Source material:
····················
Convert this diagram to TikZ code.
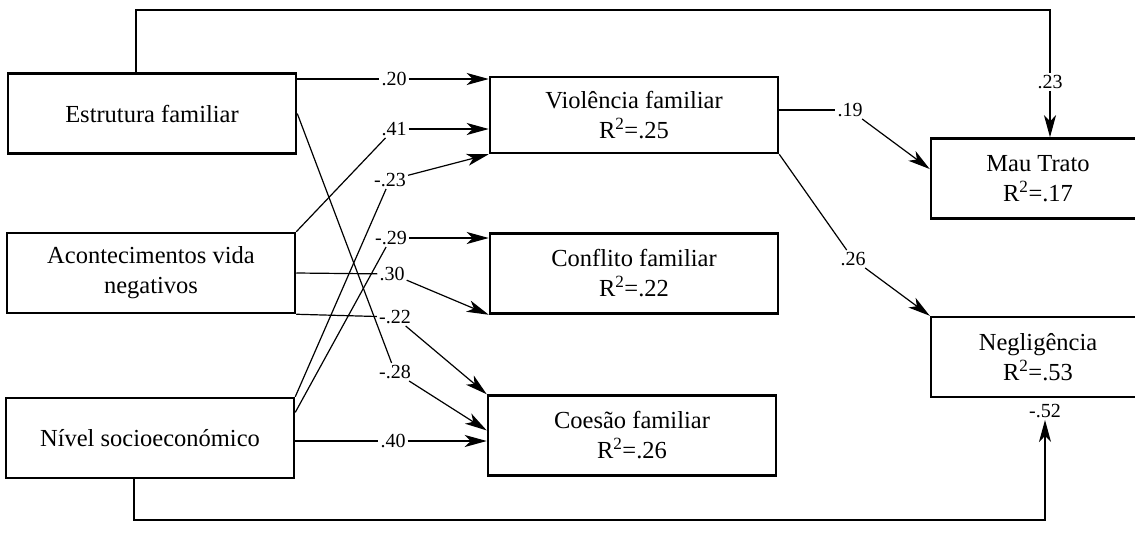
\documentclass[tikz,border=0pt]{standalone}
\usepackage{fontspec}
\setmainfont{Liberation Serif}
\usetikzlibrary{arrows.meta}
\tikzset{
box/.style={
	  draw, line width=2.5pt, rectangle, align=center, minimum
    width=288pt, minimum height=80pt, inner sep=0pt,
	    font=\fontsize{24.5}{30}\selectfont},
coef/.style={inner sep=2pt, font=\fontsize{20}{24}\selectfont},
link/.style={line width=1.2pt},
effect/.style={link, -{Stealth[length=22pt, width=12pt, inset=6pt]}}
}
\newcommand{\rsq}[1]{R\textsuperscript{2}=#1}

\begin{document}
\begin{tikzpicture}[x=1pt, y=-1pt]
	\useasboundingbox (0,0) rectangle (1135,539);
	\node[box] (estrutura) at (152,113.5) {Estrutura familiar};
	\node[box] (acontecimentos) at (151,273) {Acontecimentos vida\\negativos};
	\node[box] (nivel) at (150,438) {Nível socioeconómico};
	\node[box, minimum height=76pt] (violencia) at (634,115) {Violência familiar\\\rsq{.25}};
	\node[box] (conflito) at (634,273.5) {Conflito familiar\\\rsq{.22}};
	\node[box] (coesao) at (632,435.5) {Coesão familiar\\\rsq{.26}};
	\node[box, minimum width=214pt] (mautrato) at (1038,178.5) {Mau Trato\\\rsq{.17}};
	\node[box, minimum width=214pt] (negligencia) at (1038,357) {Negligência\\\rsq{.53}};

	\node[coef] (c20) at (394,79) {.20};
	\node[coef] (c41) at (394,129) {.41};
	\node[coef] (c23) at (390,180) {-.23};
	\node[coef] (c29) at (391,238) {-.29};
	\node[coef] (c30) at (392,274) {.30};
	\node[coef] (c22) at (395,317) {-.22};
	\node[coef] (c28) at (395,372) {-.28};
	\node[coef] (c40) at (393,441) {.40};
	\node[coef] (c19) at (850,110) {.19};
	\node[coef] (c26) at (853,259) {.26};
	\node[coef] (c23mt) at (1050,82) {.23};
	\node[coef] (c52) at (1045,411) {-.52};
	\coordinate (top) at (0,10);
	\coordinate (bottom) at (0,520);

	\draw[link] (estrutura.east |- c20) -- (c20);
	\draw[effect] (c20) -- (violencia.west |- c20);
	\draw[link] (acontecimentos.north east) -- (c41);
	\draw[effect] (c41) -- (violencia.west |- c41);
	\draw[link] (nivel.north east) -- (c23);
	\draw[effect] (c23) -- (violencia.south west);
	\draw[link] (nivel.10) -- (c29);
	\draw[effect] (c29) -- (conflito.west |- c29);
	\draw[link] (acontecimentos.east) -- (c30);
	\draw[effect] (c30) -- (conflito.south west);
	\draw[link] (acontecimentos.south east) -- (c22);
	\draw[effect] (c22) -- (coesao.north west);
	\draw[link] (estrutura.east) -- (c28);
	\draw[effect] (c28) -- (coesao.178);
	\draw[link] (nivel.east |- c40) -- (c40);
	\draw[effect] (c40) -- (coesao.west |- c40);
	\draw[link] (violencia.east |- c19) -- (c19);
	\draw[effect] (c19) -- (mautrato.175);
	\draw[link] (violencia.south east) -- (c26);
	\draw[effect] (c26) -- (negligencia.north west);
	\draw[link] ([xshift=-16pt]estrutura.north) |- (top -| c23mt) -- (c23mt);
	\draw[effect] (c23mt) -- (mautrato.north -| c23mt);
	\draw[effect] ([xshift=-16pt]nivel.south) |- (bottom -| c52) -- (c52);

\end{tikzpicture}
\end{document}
····················
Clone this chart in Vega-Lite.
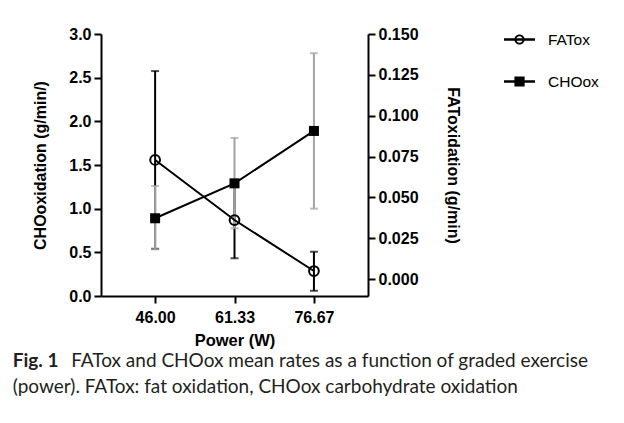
····················
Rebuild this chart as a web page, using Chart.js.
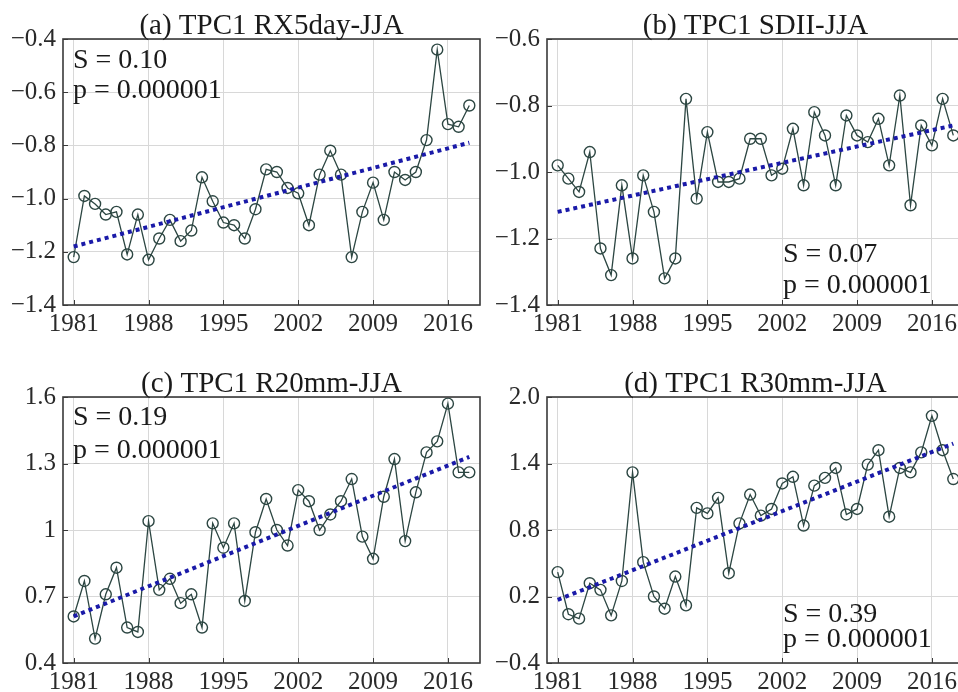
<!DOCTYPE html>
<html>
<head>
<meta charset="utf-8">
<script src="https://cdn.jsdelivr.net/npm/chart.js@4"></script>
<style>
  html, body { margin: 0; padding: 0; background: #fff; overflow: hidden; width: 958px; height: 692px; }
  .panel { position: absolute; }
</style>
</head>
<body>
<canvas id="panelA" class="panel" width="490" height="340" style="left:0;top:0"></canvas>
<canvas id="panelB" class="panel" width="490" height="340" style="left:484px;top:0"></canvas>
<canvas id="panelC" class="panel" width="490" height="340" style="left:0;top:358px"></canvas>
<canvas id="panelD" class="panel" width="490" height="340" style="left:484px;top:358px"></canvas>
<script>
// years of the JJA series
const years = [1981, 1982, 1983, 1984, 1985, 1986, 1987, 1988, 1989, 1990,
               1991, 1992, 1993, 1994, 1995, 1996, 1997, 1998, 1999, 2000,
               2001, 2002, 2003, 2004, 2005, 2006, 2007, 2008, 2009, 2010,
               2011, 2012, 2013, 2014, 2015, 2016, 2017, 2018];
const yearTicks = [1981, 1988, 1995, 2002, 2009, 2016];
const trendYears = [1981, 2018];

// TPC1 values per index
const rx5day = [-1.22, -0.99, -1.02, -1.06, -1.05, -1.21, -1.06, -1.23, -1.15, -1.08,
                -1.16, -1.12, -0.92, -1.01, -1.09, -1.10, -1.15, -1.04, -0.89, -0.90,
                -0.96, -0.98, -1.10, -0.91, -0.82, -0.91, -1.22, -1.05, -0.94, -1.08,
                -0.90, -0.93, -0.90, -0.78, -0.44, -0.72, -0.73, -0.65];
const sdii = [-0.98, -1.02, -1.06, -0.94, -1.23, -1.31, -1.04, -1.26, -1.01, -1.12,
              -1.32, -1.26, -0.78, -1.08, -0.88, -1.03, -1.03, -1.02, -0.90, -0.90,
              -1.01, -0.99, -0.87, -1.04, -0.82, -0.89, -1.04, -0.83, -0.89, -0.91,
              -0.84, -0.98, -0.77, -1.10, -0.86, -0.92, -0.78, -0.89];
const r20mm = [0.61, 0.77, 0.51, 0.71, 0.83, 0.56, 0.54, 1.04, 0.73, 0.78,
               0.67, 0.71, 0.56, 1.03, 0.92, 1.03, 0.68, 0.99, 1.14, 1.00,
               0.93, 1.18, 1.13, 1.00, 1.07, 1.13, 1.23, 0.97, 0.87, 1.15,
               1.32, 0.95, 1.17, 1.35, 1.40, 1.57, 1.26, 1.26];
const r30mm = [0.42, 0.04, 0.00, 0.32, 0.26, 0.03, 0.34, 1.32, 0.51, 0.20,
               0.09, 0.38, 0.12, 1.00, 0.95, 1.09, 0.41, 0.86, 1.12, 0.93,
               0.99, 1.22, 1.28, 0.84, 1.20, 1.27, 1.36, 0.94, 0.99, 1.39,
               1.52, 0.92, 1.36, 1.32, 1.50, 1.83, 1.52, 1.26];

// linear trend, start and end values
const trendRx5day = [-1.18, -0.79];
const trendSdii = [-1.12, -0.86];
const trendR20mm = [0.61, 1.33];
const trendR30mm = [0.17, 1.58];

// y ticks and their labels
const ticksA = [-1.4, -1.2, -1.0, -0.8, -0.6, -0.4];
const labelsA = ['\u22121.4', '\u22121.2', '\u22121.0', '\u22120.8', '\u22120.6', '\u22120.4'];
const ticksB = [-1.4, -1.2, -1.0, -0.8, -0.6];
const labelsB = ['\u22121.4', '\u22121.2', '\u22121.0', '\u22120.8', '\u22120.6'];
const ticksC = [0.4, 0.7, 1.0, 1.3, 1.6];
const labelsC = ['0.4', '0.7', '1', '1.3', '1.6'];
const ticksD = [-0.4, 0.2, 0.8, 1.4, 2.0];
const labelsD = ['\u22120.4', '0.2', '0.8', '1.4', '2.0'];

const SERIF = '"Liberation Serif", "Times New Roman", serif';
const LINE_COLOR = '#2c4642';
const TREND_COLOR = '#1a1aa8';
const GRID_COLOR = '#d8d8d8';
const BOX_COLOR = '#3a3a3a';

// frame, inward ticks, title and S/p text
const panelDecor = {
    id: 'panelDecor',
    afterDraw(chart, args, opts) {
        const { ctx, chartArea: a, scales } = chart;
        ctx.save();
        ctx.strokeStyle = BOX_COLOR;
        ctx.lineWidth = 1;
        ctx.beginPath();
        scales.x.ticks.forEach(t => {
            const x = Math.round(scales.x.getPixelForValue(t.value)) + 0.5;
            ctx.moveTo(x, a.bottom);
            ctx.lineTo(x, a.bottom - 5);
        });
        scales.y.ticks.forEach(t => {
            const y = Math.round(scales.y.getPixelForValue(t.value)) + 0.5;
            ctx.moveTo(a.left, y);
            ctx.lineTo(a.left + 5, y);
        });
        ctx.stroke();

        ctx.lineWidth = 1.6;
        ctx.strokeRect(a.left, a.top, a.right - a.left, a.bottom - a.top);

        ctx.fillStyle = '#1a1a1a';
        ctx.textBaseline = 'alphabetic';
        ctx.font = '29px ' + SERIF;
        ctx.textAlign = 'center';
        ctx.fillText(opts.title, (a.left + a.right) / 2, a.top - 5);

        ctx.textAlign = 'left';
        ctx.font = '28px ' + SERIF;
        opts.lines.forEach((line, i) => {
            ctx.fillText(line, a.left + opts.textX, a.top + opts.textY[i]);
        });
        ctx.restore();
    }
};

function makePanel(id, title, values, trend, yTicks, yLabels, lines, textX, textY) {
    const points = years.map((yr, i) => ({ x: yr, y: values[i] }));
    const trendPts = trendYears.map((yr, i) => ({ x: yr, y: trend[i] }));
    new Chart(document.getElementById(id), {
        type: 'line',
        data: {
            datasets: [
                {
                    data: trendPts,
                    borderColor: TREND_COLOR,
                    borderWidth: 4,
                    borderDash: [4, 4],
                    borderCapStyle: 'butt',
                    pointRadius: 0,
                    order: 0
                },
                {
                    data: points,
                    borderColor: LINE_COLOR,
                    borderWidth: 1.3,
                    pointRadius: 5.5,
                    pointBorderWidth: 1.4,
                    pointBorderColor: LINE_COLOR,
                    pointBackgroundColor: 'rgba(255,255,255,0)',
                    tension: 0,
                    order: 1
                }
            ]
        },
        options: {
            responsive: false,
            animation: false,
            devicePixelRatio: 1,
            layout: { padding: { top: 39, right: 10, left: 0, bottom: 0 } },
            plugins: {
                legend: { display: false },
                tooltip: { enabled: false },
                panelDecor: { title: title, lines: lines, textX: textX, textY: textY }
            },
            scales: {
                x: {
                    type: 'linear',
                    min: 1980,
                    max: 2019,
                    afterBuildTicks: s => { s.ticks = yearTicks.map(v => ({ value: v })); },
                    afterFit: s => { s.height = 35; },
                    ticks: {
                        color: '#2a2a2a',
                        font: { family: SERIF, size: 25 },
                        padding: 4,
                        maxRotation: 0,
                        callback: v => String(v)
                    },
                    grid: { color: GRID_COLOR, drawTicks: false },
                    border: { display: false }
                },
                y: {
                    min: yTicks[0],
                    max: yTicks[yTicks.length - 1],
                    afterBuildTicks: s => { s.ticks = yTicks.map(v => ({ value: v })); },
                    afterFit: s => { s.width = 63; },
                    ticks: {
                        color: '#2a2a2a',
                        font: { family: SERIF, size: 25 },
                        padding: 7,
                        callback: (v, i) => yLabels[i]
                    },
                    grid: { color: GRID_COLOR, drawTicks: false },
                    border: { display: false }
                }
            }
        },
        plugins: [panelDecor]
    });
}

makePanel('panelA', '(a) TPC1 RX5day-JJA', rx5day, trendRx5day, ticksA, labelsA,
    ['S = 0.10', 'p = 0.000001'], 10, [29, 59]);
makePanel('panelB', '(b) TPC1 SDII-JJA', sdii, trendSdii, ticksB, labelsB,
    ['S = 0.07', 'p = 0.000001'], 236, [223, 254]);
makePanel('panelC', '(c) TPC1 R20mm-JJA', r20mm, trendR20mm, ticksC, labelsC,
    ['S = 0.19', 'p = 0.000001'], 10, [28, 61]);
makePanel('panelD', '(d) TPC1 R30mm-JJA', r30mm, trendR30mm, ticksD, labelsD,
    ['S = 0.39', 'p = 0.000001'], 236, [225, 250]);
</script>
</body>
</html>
····················
Task:
Keep the pictures out, and extract only the lines that begin at the one containing "Rebuild this chart" and end at the one containing "const trendYears = [1981, 2018];", inclusive.

Full solution:
Rebuild this chart as a web page, using Chart.js.
<!DOCTYPE html>
<html>
<head>
<meta charset="utf-8">
<script src="https://cdn.jsdelivr.net/npm/chart.js@4"></script>
<style>
  html, body { margin: 0; padding: 0; background: #fff; overflow: hidden; width: 958px; height: 692px; }
  .panel { position: absolute; }
</style>
</head>
<body>
<canvas id="panelA" class="panel" width="490" height="340" style="left:0;top:0"></canvas>
<canvas id="panelB" class="panel" width="490" height="340" style="left:484px;top:0"></canvas>
<canvas id="panelC" class="panel" width="490" height="340" style="left:0;top:358px"></canvas>
<canvas id="panelD" class="panel" width="490" height="340" style="left:484px;top:358px"></canvas>
<script>
// years of the JJA series
const years = [1981, 1982, 1983, 1984, 1985, 1986, 1987, 1988, 1989, 1990,
               1991, 1992, 1993, 1994, 1995, 1996, 1997, 1998, 1999, 2000,
               2001, 2002, 2003, 2004, 2005, 2006, 2007, 2008, 2009, 2010,
               2011, 2012, 2013, 2014, 2015, 2016, 2017, 2018];
const yearTicks = [1981, 1988, 1995, 2002, 2009, 2016];
const trendYears = [1981, 2018];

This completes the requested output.